- Do the upgrades that I have purchased for the house. I have the
paint for the side door and front shutters, the paint for the trim on the living room window and spindles, and the paint for the front door. I need to use it. As well, I have anew light for the patio. I need to get it up in the spring. We're moving! Suddenly, all these things took on a new urgency. In addition to the painting listed above, We hired a painter who also painted the front railing and the surround on the garage door. It looks so fresh here. Wish that We could continue to enjoy. Sigh. - Move. I spent part of the summer lap swimming, and loved it. I want to start swimming at the municipal pool again. I've bought a new, smaller pair of jeans. I would love to shrink out of them. I've stopped drinking pop, but it will take more than that and I know it. Stress makes me eat. And eat out. A lot. We're working on the whole clean out the freezer before moving, and that means eating at home. Hopefully, all will go well. It's not moving, but I find eating mindfully what I prepare is a great help.
- Cook at home more - like, 5 nights per week consistently. I
started taking pictures and posting them to Facebook last year. My new
project is a
blog of what I make. I'm hoping I update there more than I update here. Sigh. Have you seen Things I Make for Dinner ? It's great...when I have time to update. I have a bunch of pictures on my camera. Hopefully, this weekend. I love the accountability of it all. - Repaint the upstairs bathroom. I haven't told J this yet, but I want to repaint the bathroom. We currently have a double towel bar that is pulling out of the wall. He wants it replaced, and I agree. I need to decide what I want to put up instead, and then do it. I am much enamoured of stripes right now. In greens, blues, and chocolate browns. Then all the towels I have will still work. If we don't go away for March Break, perhaps then. Not Happening. We're moving.
- Complete the 1000 Gifts in 2012. Have you ever read Ann Voskamp? I can never decide how I feel about her...hers is a style of writing that I do not enjoy. But I've taken up the challenge of 1000 gifts to bring joy this year. My calendar is printed, and I've started. It's coming. Sometimes the prompts are weird.
- Use the library. J is in the market for an ereader. I can't decide if that's something I really want. But I do have a library card that I don't use enough. I think about purchasing cookbooks, and then I think, "Why don't I get this from the library?" I think of a movie that I want to see that's been out for a while, and I realize that I could borrow it from the library. I want my card to smoke in 2012. Or, at least obey the laws of thermodynamics and warm a cup of tea. We've taken to borrowing movies. I like that. We're just not always good about watching them before they need to go back.

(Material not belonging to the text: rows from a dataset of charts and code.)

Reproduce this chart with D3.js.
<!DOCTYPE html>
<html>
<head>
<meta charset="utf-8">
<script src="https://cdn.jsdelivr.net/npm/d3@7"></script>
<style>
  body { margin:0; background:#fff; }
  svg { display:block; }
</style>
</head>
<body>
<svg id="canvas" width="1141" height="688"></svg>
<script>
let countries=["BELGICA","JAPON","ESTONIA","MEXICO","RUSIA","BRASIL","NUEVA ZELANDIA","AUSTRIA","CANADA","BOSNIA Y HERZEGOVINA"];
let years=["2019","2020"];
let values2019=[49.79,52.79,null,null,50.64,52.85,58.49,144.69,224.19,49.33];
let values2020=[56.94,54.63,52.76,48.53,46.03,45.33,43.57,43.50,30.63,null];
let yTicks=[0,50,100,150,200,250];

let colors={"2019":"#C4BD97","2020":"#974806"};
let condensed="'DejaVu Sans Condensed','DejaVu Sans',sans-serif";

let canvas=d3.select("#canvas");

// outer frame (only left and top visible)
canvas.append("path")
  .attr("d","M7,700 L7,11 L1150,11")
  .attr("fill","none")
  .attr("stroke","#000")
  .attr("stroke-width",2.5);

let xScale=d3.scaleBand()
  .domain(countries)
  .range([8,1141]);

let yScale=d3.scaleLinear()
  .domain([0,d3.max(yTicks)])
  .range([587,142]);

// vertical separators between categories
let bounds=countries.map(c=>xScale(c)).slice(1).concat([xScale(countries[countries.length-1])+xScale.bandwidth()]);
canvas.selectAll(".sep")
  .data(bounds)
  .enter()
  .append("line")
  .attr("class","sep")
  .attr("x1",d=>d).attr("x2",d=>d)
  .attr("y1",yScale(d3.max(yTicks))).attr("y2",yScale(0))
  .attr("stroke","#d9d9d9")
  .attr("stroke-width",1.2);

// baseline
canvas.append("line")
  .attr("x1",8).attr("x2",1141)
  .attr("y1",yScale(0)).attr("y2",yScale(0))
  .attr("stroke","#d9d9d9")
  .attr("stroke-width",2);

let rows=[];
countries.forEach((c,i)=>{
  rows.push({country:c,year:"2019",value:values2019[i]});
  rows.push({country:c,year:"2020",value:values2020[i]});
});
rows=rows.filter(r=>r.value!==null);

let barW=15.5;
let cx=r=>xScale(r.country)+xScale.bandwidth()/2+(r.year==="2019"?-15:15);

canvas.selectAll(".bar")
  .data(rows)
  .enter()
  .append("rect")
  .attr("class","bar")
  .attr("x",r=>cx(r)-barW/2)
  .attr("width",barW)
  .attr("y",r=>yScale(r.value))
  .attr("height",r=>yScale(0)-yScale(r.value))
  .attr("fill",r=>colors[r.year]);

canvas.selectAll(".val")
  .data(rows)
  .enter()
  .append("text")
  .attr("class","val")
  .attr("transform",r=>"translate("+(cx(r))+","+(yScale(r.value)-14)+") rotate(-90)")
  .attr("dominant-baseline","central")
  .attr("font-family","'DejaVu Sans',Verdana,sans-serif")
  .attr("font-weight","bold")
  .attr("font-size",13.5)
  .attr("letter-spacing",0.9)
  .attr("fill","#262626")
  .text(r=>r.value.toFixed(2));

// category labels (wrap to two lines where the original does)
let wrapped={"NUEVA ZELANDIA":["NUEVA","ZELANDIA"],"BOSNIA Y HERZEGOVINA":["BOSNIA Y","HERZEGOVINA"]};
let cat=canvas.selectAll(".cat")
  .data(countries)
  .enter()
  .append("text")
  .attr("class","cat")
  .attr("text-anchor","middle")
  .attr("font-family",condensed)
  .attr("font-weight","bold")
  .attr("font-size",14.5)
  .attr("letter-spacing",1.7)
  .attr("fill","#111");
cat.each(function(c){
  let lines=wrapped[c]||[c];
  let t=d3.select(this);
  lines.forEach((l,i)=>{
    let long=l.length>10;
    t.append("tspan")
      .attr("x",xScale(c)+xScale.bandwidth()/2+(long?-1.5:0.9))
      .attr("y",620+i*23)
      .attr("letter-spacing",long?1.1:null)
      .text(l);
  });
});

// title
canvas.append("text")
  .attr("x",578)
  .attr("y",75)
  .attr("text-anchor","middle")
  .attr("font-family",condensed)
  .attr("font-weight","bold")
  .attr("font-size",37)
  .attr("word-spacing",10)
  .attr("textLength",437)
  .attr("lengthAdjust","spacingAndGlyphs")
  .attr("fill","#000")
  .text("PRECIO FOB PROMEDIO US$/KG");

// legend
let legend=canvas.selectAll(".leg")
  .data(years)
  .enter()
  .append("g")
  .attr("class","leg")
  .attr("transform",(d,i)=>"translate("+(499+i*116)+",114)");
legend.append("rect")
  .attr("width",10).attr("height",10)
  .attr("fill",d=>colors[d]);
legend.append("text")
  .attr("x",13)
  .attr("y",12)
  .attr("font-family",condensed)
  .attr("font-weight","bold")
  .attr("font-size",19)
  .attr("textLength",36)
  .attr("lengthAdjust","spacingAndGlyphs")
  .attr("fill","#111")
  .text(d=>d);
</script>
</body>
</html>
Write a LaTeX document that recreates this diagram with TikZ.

- Organize. Erg. I'm moving into larger categories and
away from specifics. Organize means
deal with the boxes on the floor of the living room.Deal with the black hole that is my office. Keep working onpicking up what needs to be picked up. But the boxes are the priority. It's slowly getting there. It's amazing what wanting to sell a house will do to you. The living room has furniture! The boxes are gone! J and I spent a weekend going through things we hadn't touched in 3 years. This is a sign, apparently, that we're supposed to move more often. Ugh. - Entertain more. This may be the only thing on the list that involves J directly. J and I both want to see our friends more, and to spend time with them. We'd like them at our house. We've talked about having people in once a month. That helps with my organization thing too. We were averaging a family a month. Then we started getting the house ready. We've had no one in since. But we do have plans for next Sunday night to sit on the patio and grill.
- Get a handle on our finances, and our legal stuff. J and I have been making some strides towards this recently, some of which I'll share later. The big thing is we have no will. If I die, J loses the house seeing as the title is in my name and the estate would sell it. This is something that just makes sense. Our finances are in a better place. Really. Someday, I may even share. Moving back from whence we came should help too. Prices are lower there. We still have no will. Argh.
Apply for a new position at work. The hiring pool will be opening soon. I would like to move up, even though it scares me to death. If not, I think I need to spend some time with a career counsellor talking about what I want to be when I grow up. Check. I have my own building next year as principal. New position found, totally scared of what's to come.